Japan’s recycling example

Blaine Harden of the Washington Post writes today of the efforts made by the Japanese not only to dispose of waste in an efficient and non-toxic manner but apparently are making an art of it. Take it upon the Japanese to quietly and effectively do the right thing, rice farming and whaling aside. The article explains how the Japanese, who produce roughly half the per capita garbage as Americans, take garbage disposal as a civic responsibility and come down on neighbors lacking the requisite zeal. The article singles out the town of Kamikatsu where residents have to “compost all food waste and sort other garbage into 34 different bins for recycling.” They’ve also hired world renowned architects to design incinerators that look good, burn cleanly, and have found acceptance in Japan’s notoriously congested neighborhoods.

I’ve heard commentators in the U.S. complain about having to sort any of their trash into separate bins, as if that violates our inalienable right to consume and excrete as we see fit. To that I say there are a number of neighborhoods in the developing world I’d like you to visit. Just because trash is not in plain view doesn’t mean it’s not screwing up someone’s ecosystem somewhere else.
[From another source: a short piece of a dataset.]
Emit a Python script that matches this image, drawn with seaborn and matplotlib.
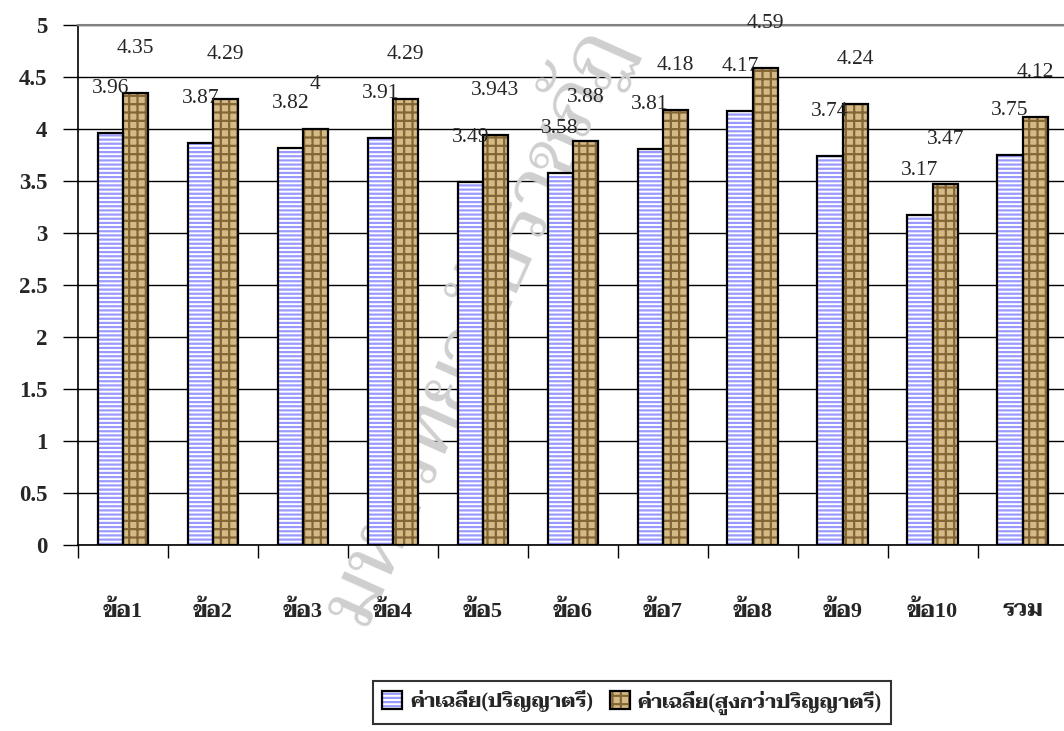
import matplotlib
matplotlib.use("Agg")
import matplotlib.pyplot as plt
from matplotlib.patches import Patch, Rectangle
from matplotlib.legend_handler import HandlerTuple
import seaborn as sns
import pandas as pd

# data
items = ['ข้อ1', 'ข้อ2', 'ข้อ3', 'ข้อ4', 'ข้อ5', 'ข้อ6', 'ข้อ7', 'ข้อ8', 'ข้อ9', 'ข้อ10', 'รวม']
bachelor = [3.96, 3.87, 3.82, 3.91, 3.49, 3.58, 3.81, 4.17, 3.74, 3.17, 3.75]
higher = [4.35, 4.29, 4.00, 4.29, 3.943, 3.88, 4.18, 4.59, 4.24, 3.47, 4.12]
series = ['ค่าเฉลี่ย(ปริญญาตรี)', 'ค่าเฉลี่ย(สูงกว่าปริญญาตรี)']
yticks = [0, 0.5, 1, 1.5, 2, 2.5, 3, 3.5, 4, 4.5, 5]
watermark = 'มหาวิทยาลัยราชภัฏ'

df = pd.DataFrame({
    'item': items * 2,
    'value': bachelor + higher,
    'group': [series[0]] * len(items) + [series[1]] * len(items),
})

sns.set_style('white')
# Liberation Serif for digits, Taviraj picks up the Thai glyphs
plt.rcParams['font.family'] = ['Liberation Serif', 'Taviraj']
plt.rcParams['hatch.linewidth'] = 1.6

fig = plt.figure(figsize=(10.64, 7.31), dpi=100)
ax = fig.add_axes([0.0733, 0.2544, 0.93, 0.7114])

# face colour, hatch, hatch colour per series
styles = [('white', '----', '#9999ff'), ('#d4bb86', '++', '#846636')]

sns.barplot(data=df, x='item', y='value', hue='group', order=items, hue_order=series,
            width=0.56, gap=0, palette=['white', '#d4bb86'], legend=False, ax=ax)

for cont, (fc, hatch, hc) in zip(ax.containers, styles):
    for p in cont.patches:
        p.set_facecolor(fc)
        p.set_hatch(hatch)
        p.set_edgecolor(hc)
        p.set_linewidth(0)
        p.set_zorder(2)
        ax.add_patch(Rectangle(p.get_xy(), p.get_width(), p.get_height(), fill=False,
                               edgecolor='black', lw=1.6, zorder=3))
    labels = ['{:g}'.format(v) for v in cont.datavalues]
    for p, lab in zip(cont.patches, labels):
        ax.annotate(lab, (p.get_x() + p.get_width() / 2, p.get_height()),
                    xytext=(0, 32), textcoords='offset points', ha='center', va='center',
                    fontsize=15.5, zorder=4)

ax.set_ylim(0, 5)
ax.set_xlim(-0.5, len(items) - 0.5)
ax.set_yticks(yticks)
ax.set_yticklabels(['{:g}'.format(t) for t in yticks], fontsize=16.5, fontweight='bold')
ax.set_axisbelow(True)
ax.yaxis.grid(True, color='black', lw=1.0)
ax.tick_params(axis='y', left=True, length=11, width=1.0, color='black', pad=11)

# category ticks sit between groups, labels centred far below the axis
ax.set_xticks(range(len(items)))
ax.set_xticklabels(items, fontsize=16, fontweight='bold')
ax.set_xticks([i - 0.5 for i in range(len(items) + 1)], minor=True)
ax.tick_params(axis='x', which='major', length=0, pad=40)
ax.tick_params(axis='x', which='minor', bottom=True, length=9, width=1.0, color='black')
ax.set_xlabel('')
ax.set_ylabel('')

for side in ['left', 'bottom']:
    ax.spines[side].set_color('black')
    ax.spines[side].set_linewidth(1.2)
ax.spines['top'].set_color('#808080')
ax.spines['top'].set_linewidth(1.5)
ax.spines['right'].set_visible(False)

ax.text(3.9, 2.1, watermark, rotation=66, fontsize=58, color='#cfcfcf',
        ha='center', va='center', zorder=1)

handles = [(Patch(facecolor=fc, hatch=h, edgecolor=hc, lw=0),
            Patch(fill=False, edgecolor='black', lw=1.6)) for fc, h, hc in styles]
leg = fig.legend(handles, series, loc='upper center', bbox_to_anchor=(0.594, 0.068),
                 handler_map={tuple: HandlerTuple(ndivide=1)}, ncol=2, frameon=True,
                 fancybox=False, edgecolor='black', handlelength=1.0, handleheight=1.0,
                 handletextpad=0.4, columnspacing=0.8, borderpad=0.45, borderaxespad=0,
                 prop={'size': 14.5, 'weight': 'bold'})
leg.get_frame().set_linewidth(1.5)

fig.savefig('out.png', dpi=100)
I thought of this aversion to recycling while driving through my home town today. On every corner there was a stop sign or a light and all cars obeyed their directions. Painted lines directed traffic in which lane to move to in order to turn left, right or go straight, and all cars stayed within the lines, drove at something close to speed limit. Additional signs indicated where to park and not to park, allowing traffic to move smoothly during rush hour and buses to pick up waiting passengers. No one objected. But there are plenty of places in the world where they do. Societies evolve and the smart ones take steps to deal with the problems and excesses that this evolution brings about. In Japan’s case they’ve created stringent recycling laws, built state-of-the art waste disposal facilities, and created an art of it.  The U.S. should be taking notes.